The priest has just said, “Blessed are those who are called to the supper of the Lamb.” By participating in the Holy Mass, we are already blessed, that is, happy, because in a moment we will meet Christ, our Lord and Saviour, our Friend and Healer; He will fill our hearts and walk with us through life. What else do we need to be happy!
It is worth paying attention to one more aspect of the confession: “Lord, I am not worthy. . .”. Well, we all say these words at the same time, the faithful and the priest. It is a common and humble declaration of faith in the power of Christ and at the same time a sign that we are creating one community to participate in this one unique Feast and to accept one and the same Bread of Life. This is how the Church appears, one community united by faith and prayer, gathered around the table where Christ, the Son of God, becomes the food that gives life.
In this community spirit, we want to receive Holy Communion today.
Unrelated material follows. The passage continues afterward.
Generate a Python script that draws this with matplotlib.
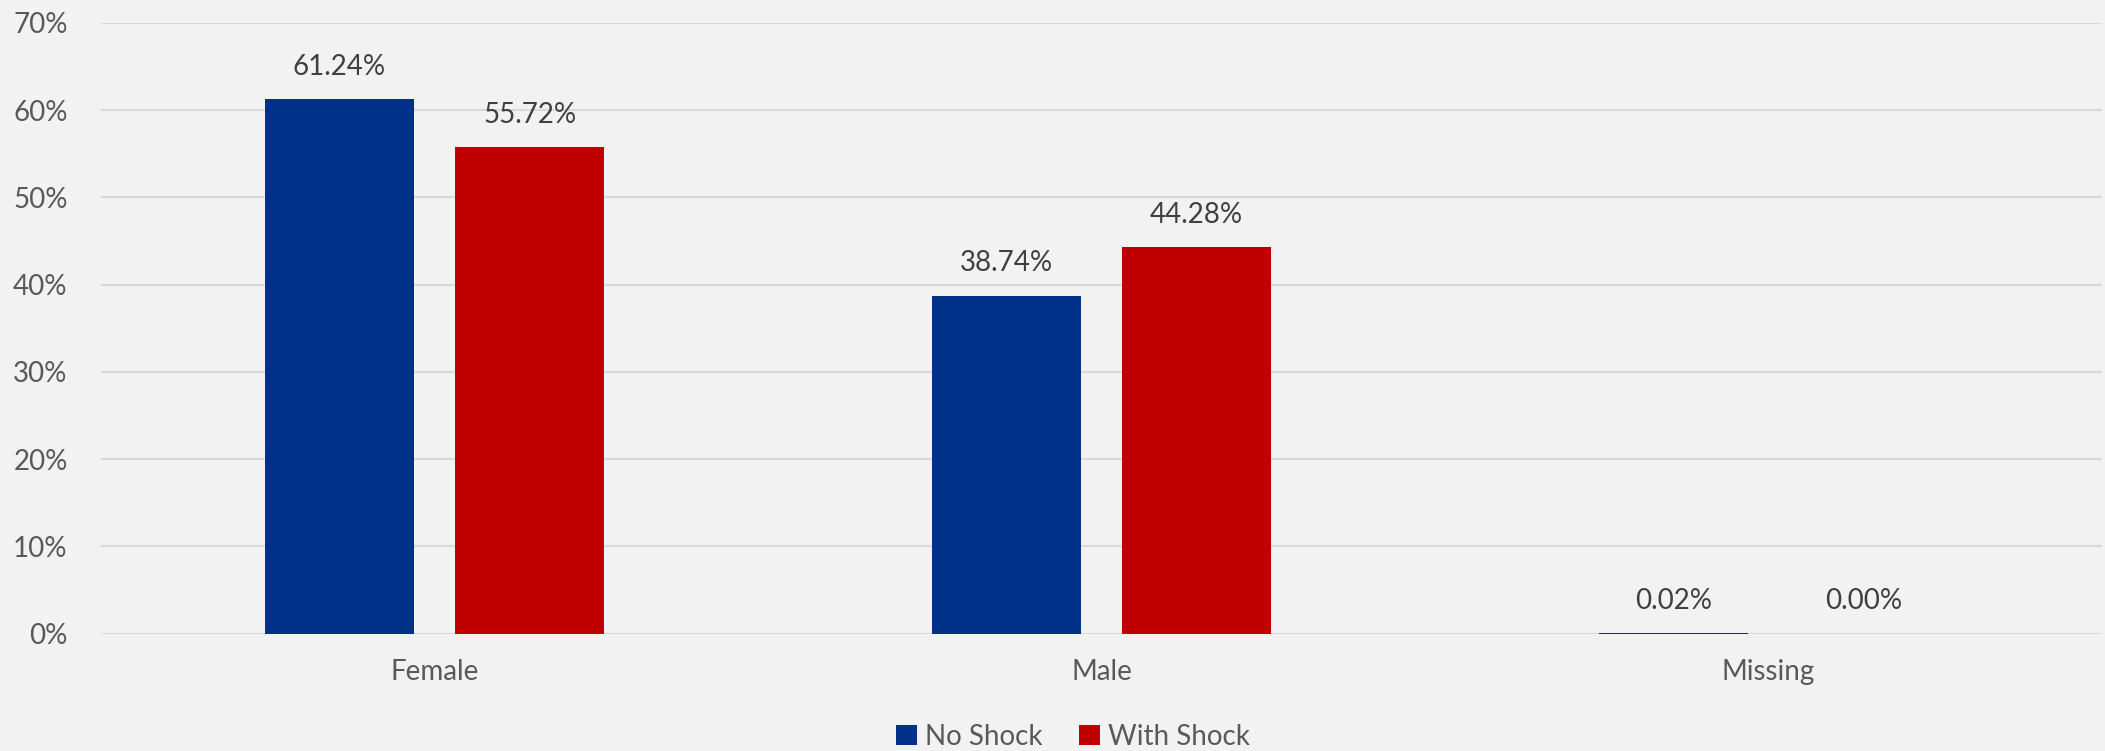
import matplotlib
matplotlib.use("Agg")
import matplotlib.pyplot as plt
import numpy as np
from matplotlib.patches import Patch

categories = ["Female", "Male", "Missing"]
no_shock = [61.24, 38.74, 0.02]
with_shock = [55.72, 44.28, 0.00]
series_names = ["No Shock", "With Shock"]
yticks = [0, 10, 20, 30, 40, 50, 60, 70]

BLUE = "#003087"
RED = "#C00000"
BG = "#F2F2F2"

plt.rcParams['font.family'] = ['Lato', 'DejaVu Sans']

fig = plt.figure(figsize=(21.05, 7.51), dpi=100, facecolor=BG)
ax = fig.add_axes([101/2105, 1-633.6/751, 2001/2105, (633.6-22.8)/751], facecolor=BG)

x = np.arange(len(categories))
w = 0.223
off = 0.1425
b1 = ax.bar(x - off, no_shock, w, color=BLUE, zorder=3)
b2 = ax.bar(x + off, with_shock, w, color=RED, zorder=3)

for bars, vals in ((b1, no_shock), (b2, with_shock)):
    for r, v in zip(bars, vals):
        ax.annotate(f"{v:.2f}%", (r.get_x() + r.get_width()/2, v),
                    xytext=(0, 14), textcoords="offset points",
                    ha="center", va="bottom", fontsize=20, color="#404040")

ax.set_xlim(-0.5, 2.5)
ax.set_ylim(0, 70)
ax.set_yticks(yticks)
ax.set_yticklabels([f"{t}%" for t in yticks])
ax.set_xticks(x)
ax.set_xticklabels(categories)
ax.tick_params(axis='both', length=0, labelsize=20, labelcolor="#595959")
ax.tick_params(axis='y', pad=24)
ax.tick_params(axis='x', pad=18)
ax.grid(axis='y', color="#D9D9D9", linewidth=1.5, zorder=0)
for s in ax.spines.values():
    s.set_visible(False)

handles = [Patch(facecolor=BLUE), Patch(facecolor=RED)]
fig.legend(handles, series_names, loc='center', bbox_to_anchor=(1073/2105, 1-737/751),
           ncol=2, frameon=False, fontsize=20, labelcolor="#595959",
           handlelength=0.75, handleheight=0.75, handletextpad=0.3, columnspacing=1.3)

fig.savefig("out.png", dpi=100, facecolor=BG)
Prayer of Saint Faustina (after Holy Communion):
“O my Creator and Lord, you alone, above all these [all] gifts, give yourself to me and unite yourself closely with your miserable creation. Here our hearts understand each other without any choice of words; here, no one can interrupt our speech. What I am talking about with You, O Jesus, is our secret, which creatures will not know and Angels do not dare to ask. These are secret forgivenesss that only Jesus and I know about – it is the mystery of His mercy that embraces each individual soul. For this incomprehensible goodness of Yours, I adore You, O Creator and Lord, with all my heart and soul. And although my adoration is so miserable and small, I am at peace because I know that You know that it is sincere, although so clumsy” (Diary 1692).